Migrations : pourquoi l’affaire des barbelés «peut marquer un tournant» au sein de l’UE
Une coalition inédite de douze pays a écrit à la Commission européenne pour demander le financement de ces constructions. L’Europe est plus divisée que jamais sur la question migratoire.
Depuis cet été, des milliers de migrants, pour la plupart originaires du Moyen-Orient, ont traversé ou tenté de traverser la frontière polonaise depuis la Biélorussie. Parler de « vague » migratoire serait excessif : celle-ci n’a rien à voir avec l’exode de Syriens que l’Europe a connu en 2015. Mais aux yeux de la Pologne, elle représente un motif d’inquiétude suffisamment important pour envoyer à sa frontière 10 000 soldats en renfort, imposer l’état d’urgence et envisager la construction d’un mur. Le pays voisin, la Lituanie, a déjà commencé le travail.
Ils sont loin de faire figure d’exception : le 7 octobre, les ministres de l’Intérieur de douze États (Autriche, Bulgarie, Chypre, Danemark, Estonie, Grèce, Hongrie, Lituanie, Lettonie, Pologne, République tchèque, et Slovaquie) ont écrit à la Commission pour demander le financement de clôtures de barbelés.

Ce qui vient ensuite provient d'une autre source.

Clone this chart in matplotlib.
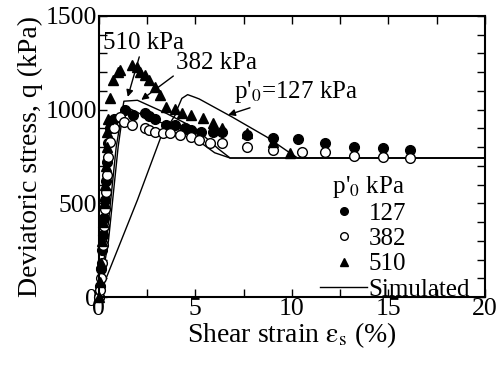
import numpy as np
import matplotlib.pyplot as plt
from matplotlib.lines import Line2D
from matplotlib.ticker import MultipleLocator

plt.rcParams['font.family'] = ['Liberation Serif', 'DejaVu Serif']
plt.rcParams['mathtext.fontset'] = 'stix'

# --------------------------------
# measured data (read off the figure)
# --------------------------------
x127 = [0.0, 0.05, 0.1, 0.15, 0.2, 0.25, 0.3, 0.35, 0.4, 0.5, 0.6, 0.8, 1.35, 1.76, 2.4, 2.6,
        2.9, 3.5, 3.95, 4.46, 4.8, 5.3, 5.9, 6.4, 7.7, 9.0, 10.3, 11.7, 13.2, 14.7, 16.1]
q127 = [0, 60, 150, 250, 330, 420, 520, 620, 720, 820, 900, 950, 998, 971, 982, 966,
        950, 918, 918, 902, 891, 881, 881, 881, 865, 849, 843, 822, 801, 796, 785]

x382 = [0.0, 0.05, 0.1, 0.15, 0.2, 0.25, 0.3, 0.35, 0.4, 0.5, 0.6, 0.8, 1.1, 1.3, 1.7, 2.4,
        2.6, 2.9, 3.3, 3.7, 4.2, 4.8, 5.2, 5.75, 6.4, 7.7, 9.0, 10.5, 11.7, 13.2, 14.7, 16.1]
q382 = [0, 40, 100, 180, 280, 380, 470, 560, 650, 750, 830, 900, 961, 934, 918, 902,
        891, 881, 875, 875, 865, 854, 838, 822, 822, 801, 785, 774, 774, 752, 750, 740]

x510 = [0.0, 0.05, 0.1, 0.15, 0.2, 0.25, 0.3, 0.35, 0.4, 0.45, 0.5, 0.6, 0.73, 0.98, 1.1, 1.7,
        1.97, 2.15, 2.4, 2.6, 2.9, 3.16, 3.5, 3.95, 4.3, 4.8, 5.4, 5.9, 6.4, 7.7, 9.0, 9.9]
q510 = [0, 80, 180, 300, 400, 500, 600, 700, 800, 880, 950, 1060, 1158, 1201, 1211, 1239,
        1228, 1201, 1185, 1158, 1121, 1079, 1014, 1004, 982, 971, 955, 929, 902, 875, 827, 769]

# simulated curves
xs127 = [0.0, 0.3, 2.0, 3.2, 3.95, 4.05, 4.3, 4.6, 5.0, 5.2, 6.9, 8.7, 9.9, 10.3, 20.0]
qs127 = [0, 80, 518, 850, 970, 1000, 1060, 1080, 1065, 1057, 961, 854, 769, 742, 742]

xs382 = [0.0, 0.5, 1.0, 1.3, 2.5, 4.0, 5.2, 6.0, 6.8, 20.0]
qs382 = [0, 300, 800, 1020, 960, 900, 830, 770, 742, 742]

xs510 = [0.0, 0.4, 0.9, 1.3, 2.0, 3.5, 5.0, 6.2, 6.8, 20.0]
qs510 = [0, 300, 800, 1045, 1050, 980, 900, 790, 742, 742]

fs = 20

# --------------------------------
# plot
# --------------------------------
fig = plt.figure(figsize=(4.99, 3.70), dpi=100)
ax = fig.add_axes([0.198, 0.197, 0.774, 0.760])

for xs, qs in [(xs127, qs127), (xs382, qs382), (xs510, qs510)]:
    ax.plot(xs, qs, color="black", lw=1.0)

ax.plot(x127, q127, "o", color="black", ms=7, mec="black", clip_on=False)
ax.plot(x382, q382, "o", color="white", ms=7, mec="black", mew=1.0, clip_on=False)
ax.plot(x510, q510, "^", color="black", ms=7.5, mec="black", clip_on=False)

arrow = dict(arrowstyle="-|>", color="black", lw=1.0, mutation_scale=10, shrinkA=0, shrinkB=0)
ax.annotate("510 kPa", xy=(1.5, 1068), xytext=(2.3, 1355), fontsize=18,
            ha="center", va="center", arrowprops=arrow)
ax.annotate("382 kPa", xy=(2.2, 1052), xytext=(6.1, 1249), fontsize=18,
            ha="center", va="center", arrowprops=dict(arrow, relpos=(0.0, 0.0)))
ax.annotate(r"p'$_0$=127 kPa", xy=(6.7, 972), xytext=(10.2, 1094), fontsize=18,
            ha="center", va="center", arrowprops=dict(arrow, relpos=(0.2, 0.0)))

ax.set_xlim(0, 20)
ax.set_ylim(0, 1500)
ax.xaxis.set_major_locator(MultipleLocator(5))
ax.xaxis.set_minor_locator(MultipleLocator(2.5))
ax.yaxis.set_major_locator(MultipleLocator(500))
ax.yaxis.set_minor_locator(MultipleLocator(100))
ax.tick_params(which="both", direction="in", top=True, right=True, labelsize=18.5, pad=1)
ax.tick_params(which="major", length=6, width=1.0)
ax.tick_params(which="minor", length=6, width=1.0)
for s in ax.spines.values():
    s.set_linewidth(1.5)

ax.set_xlabel(r"Shear strain $\mathrm{\varepsilon_s}$ (%)", fontsize=fs, labelpad=0)
ax.set_ylabel("Deviatoric stress, q (kPa)", fontsize=fs, labelpad=2)

handles = [Line2D([], [], ls="", marker="o", color="black", ms=5.5),
           Line2D([], [], ls="", marker="o", mfc="white", mec="black", ms=5.5),
           Line2D([], [], ls="", marker="^", color="black", ms=5.5),
           Line2D([], [], color="black", lw=1.0)]
ax.legend(handles, ["127", "382", "510", "Simulated"], title="\u2002p'$_0$ kPa",
          loc="lower right", bbox_to_anchor=(1.0, -0.066), frameon=False, fontsize=18,
          title_fontsize=18, handlelength=1.9, handletextpad=0.05, labelspacing=0.11,
          borderpad=0.1, alignment="left")

plt.savefig("out.png", dpi=100)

Une coalition inédite, révélatrice de la profonde division de l’UE sur la question migratoire. « C’est un moment politique intéressant, s’étonne Olivier de France, chercheur à l’Iris et auteur de « La géopolitique de l’Europe » (éd. Eyrolles). Il y a une convergence de facteurs géographique, avec les pays du pourtour européen en première ligne, et politique, avec l’Autriche ou la Hongrie par exemple, défavorables à la migration ».
Vendredi dernier, la présidente de la Commission Ursula von der Leyen a répondu que l’Union européenne ne financerait pas « de barbelés et de murs » aux frontières. L’Allemagne fait tampon. Si elle ne fait pas partie des signataires, elle juge « légitime » la volonté de protéger ses frontières.
Emmanuel Macron, lui, joue sa fameuse partition du « en même temps » : « Chaque pays tente de protéger les frontières extérieures de l’UE et les siennes de la manière qu’il entend. Il y a une part de souveraineté nationale que je respecte, mais nous ne devons jamais oublier les principes qui sont les nôtres », a-t-il déclaré, quand d’autres chefs d’État arguent des « mesures de protection » nécessaires.
Il faut dire que la position de la France, qui va présider l’UE pendant six mois à partir du 1er janvier, est délicate. « Le président avait lui-même dit que l’espace Schengen ne fonctionnait pas, ni le règlement de Dublin (qui oblige les réfugiés à faire leur demande d’asile dans le pays d’entrée en Europe), rappelle le politologue Patrick Martin-Genier, spécialiste des questions européennes. La France partage le principe de protection de ses frontières, mais la grande difficulté de Macron sera d’avoir une approche européenne sur la question migratoire. »
Et cette approche semble bien minoritaire : même en Grèce ou en Italie, pays exposés à l’arrivée de migrants, la logique nationale prend le dessus. L’affaire des barbelés « peut marquer un tournant », estime Matthieu Tardis, chercheur au centre migrations à l’Ifri (Institut français des relations internationales).
Car si l’UE était déjà divisée sur la question migratoire, « la coalition en faveur de la construction de murs est cette fois beaucoup plus large que le groupe de Visegrád », à savoir la Hongrie, la Pologne, la République tchèque et la Slovaquie, club de « refuzniks » qui s’oppose aux décisions de Bruxelles.
« Pour les anciennes générations, les barbelés, c’est le mur de Berlin »
Selon Matthieu Tardis, il faut sortir du cliché de la division est/ouest :
- « Dans cette demande de financement il y a la Grèce, dont le positionnement est lié au nouveau gouvernement, beaucoup plus conservateur. Le Danemark aussi, qui a envoyé des barbelés en Pologne. Les pays baltes étaient auparavant plutôt neutres. C’est une question qui divise toutes les sociétés européennes, y compris en France où les débats sont très polarisés. La disproportion de la réponse de ces pays européens interroge. »
En Hongrie et en Pologne, le message est plutôt limpide. « Ils considèrent que l’UE n’est pas en situation de protéger les frontières malgré le budget important voté pour Frontex (agence européenne de garde-côtes et gardes-frontières). Ils sont dans une optique antieuropéenne, nationaliste et populiste », affirme Patrick Martin-Genier. Quitte à violer la convention de Genève sur les réfugiés et le principe de non-refoulement.